The guides say this is several feet deep of change... Woah.

And just FYI, Luray has a garden maze of hedges. I declined to participate. Rolling under fences is so much easier than crawling through pointy hedges.

P.S. Sorry for the grainy pictures, but it's just a teensy bit dark down in the underground...

Tuesday, October 23, 2012

Shenandoah Skyline & Whiteoak Canyon Falls


First, let me paint you a picture as to how this husband-wife team makes decisions regarding the upcoming weekend plans... Unless it's a long weekend (which thankfully involves pre-planning), Friday afternoon or sometimes Saturday morning will roll around and we haven't even contemplated what our Saturday will hold. Call us procrastinators a spontaneous bunch... Living life on the edge here folks.

Well several weekends back, husband discovered that the upcoming weekend was one of the rare get-past-the-guards-free-of-charge days in the Shenandoah National Park, so it seemed only natural that we would spend our Saturday in the great outdoors. We settled upon the Whiteoak Canyon Falls trail, and as usual the trail did not disappoint when it came to beauty. The leaves were at the beginning stages of changing colors, and everything was just beautiful! I can't imagine how pretty it must be now that the leaves have changed around here...

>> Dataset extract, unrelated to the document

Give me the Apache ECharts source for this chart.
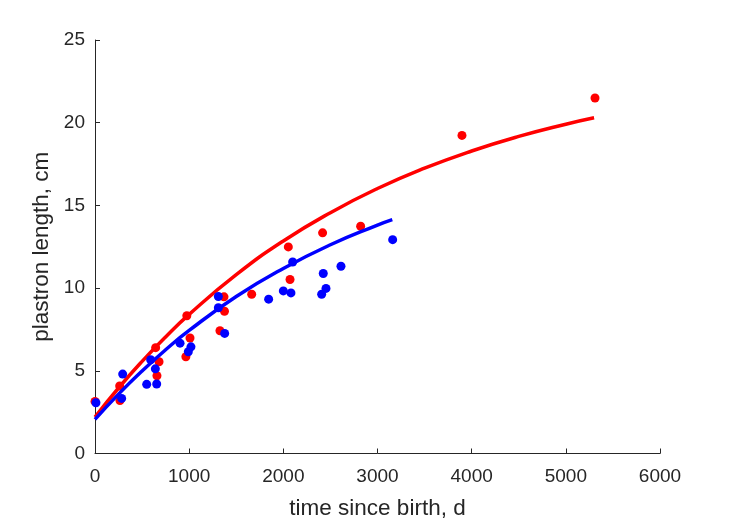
<!DOCTYPE html>
<html>
<head>
<meta charset="utf-8">
<script src="https://cdn.jsdelivr.net/npm/echarts@6/dist/echarts.min.js"></script>
<style>html,body{margin:0;padding:0;background:#fff;}#c{width:729px;height:521px;}</style>
</head>
<body>
<div id="c"></div>
<script>
// Observed data: [time since birth (d), plastron length (cm)]
var redPoints = [[0,3.15],[262,4.08],[265,3.2],[644,6.4],[680,5.55],[658,4.7],[975,8.33],[1009,6.98],[965,5.85],[1370,9.47],[1375,8.6],[1327,7.42],[1664,9.63],[2053,12.49],[2071,10.52],[2417,13.34],[2821,13.74],[3897,19.23],[5310,21.49]];
var bluePoints = [[10,3.07],[294,4.8],[283,3.33],[549,4.18],[655,4.2],[641,5.12],[591,5.67],[903,6.67],[991,6.15],[1019,6.45],[1310,9.49],[1310,8.81],[1377,7.26],[1844,9.33],[2000,9.83],[2081,9.71],[2099,11.58],[2407,9.63],[2453,9.98],[2424,10.88],[2612,11.32],[3161,12.93]];
// Fitted curves
var redCurveT = [0,250,500,750,1000,1500,2000,2500,3000,3500,4000,4500,5000,5300];
var redCurveL = [2.20,3.96,5.57,7.05,8.41,10.81,12.85,14.56,16.02,17.25,18.29,19.17,19.91,20.30];
var blueCurveT = [0,250,500,750,1000,1500,2000,2500,3000,3157];
var blueCurveL = [2.06,3.59,4.99,6.27,7.44,9.49,11.19,12.62,13.81,14.14];
var xTicks = [0,1000,2000,3000,4000,5000,6000];
var yTicks = [0,5,10,15,20,25];

function pairs(t, l){ return t.map(function(v,i){ return [v, l[i]]; }); }

var txt = '#262626';
var font = 'Liberation Sans, Arial, Helvetica, sans-serif';
var chart = echarts.init(document.getElementById('c'));
chart.setOption({
  animation: false,
  backgroundColor: '#fff',
  grid: {left: 95, right: 69, top: 40, bottom: 67.5, containLabel: false, outerBoundsMode: 'none'},
  xAxis: {
    type: 'value', min: xTicks[0], max: xTicks[xTicks.length-1], interval: 1000,
    name: 'time since birth, d', nameLocation: 'middle', nameGap: 44,
    nameTextStyle: {color: txt, fontSize: 22.5, fontFamily: font},
    axisLine: {show: true, lineStyle: {color: txt, width: 1}},
    axisTick: {show: true, inside: true, length: 5, lineStyle: {color: txt}},
    axisLabel: {color: txt, fontSize: 19, fontFamily: font, margin: 14, formatter: function(v){ return String(v); }},
    splitLine: {show: false}
  },
  yAxis: {
    type: 'value', min: yTicks[0], max: yTicks[yTicks.length-1], interval: 5,
    name: 'plastron length, cm', nameLocation: 'middle', nameGap: 38,
    nameTextStyle: {color: txt, fontSize: 22.5, fontFamily: font},
    axisLine: {show: true, lineStyle: {color: txt, width: 1}},
    axisTick: {show: true, inside: true, length: 5, lineStyle: {color: txt}},
    axisLabel: {color: txt, fontSize: 19, fontFamily: font, margin: 10, formatter: function(v){ return String(v); }},
    splitLine: {show: false}
  },
  series: [
    {type: 'scatter', data: redPoints, symbolSize: 9, itemStyle: {color: '#ff0000', opacity: 1}, z: 2},
    {type: 'line', data: pairs(redCurveT, redCurveL), smooth: true, showSymbol: false, lineStyle: {color: '#ff0000', width: 3.5}, z: 3},
    {type: 'scatter', data: bluePoints, symbolSize: 9, itemStyle: {color: '#0000ff', opacity: 1}, z: 4},
    {type: 'line', data: pairs(blueCurveT, blueCurveL), smooth: true, showSymbol: false, lineStyle: {color: '#0000ff', width: 3.5}, z: 5}
  ]
});
</script>
</body>
</html>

As if you couldn't guess, husband is the outdoors enthusiast of the two of us, and I'm fairly new to the whole hiking thing, so I can occasionally get bored on a trail (I have to be honest). But this trail followed a babbling brook the whole time (and for some reason I found that to be entertaining?), so I was as happy as a lark. That and I can't stand doing outdoorsy things when it's hot as blue blazes outside, so I thoroughly enjoyed the fall temperatures in the 50's that day. Ah, fall. Thank you for understanding me.


Oh, and the view? I'd say it was worth it. We chose to see the smaller of the two falls that day since we were crunched for time after visiting the Luray Caverns. And in case you were wondering, I did actually say "aww, look it's a heart!" without any sense of sarcasm in my voice or in my thoughts. See, I'm maturing a little. There's hope for us all.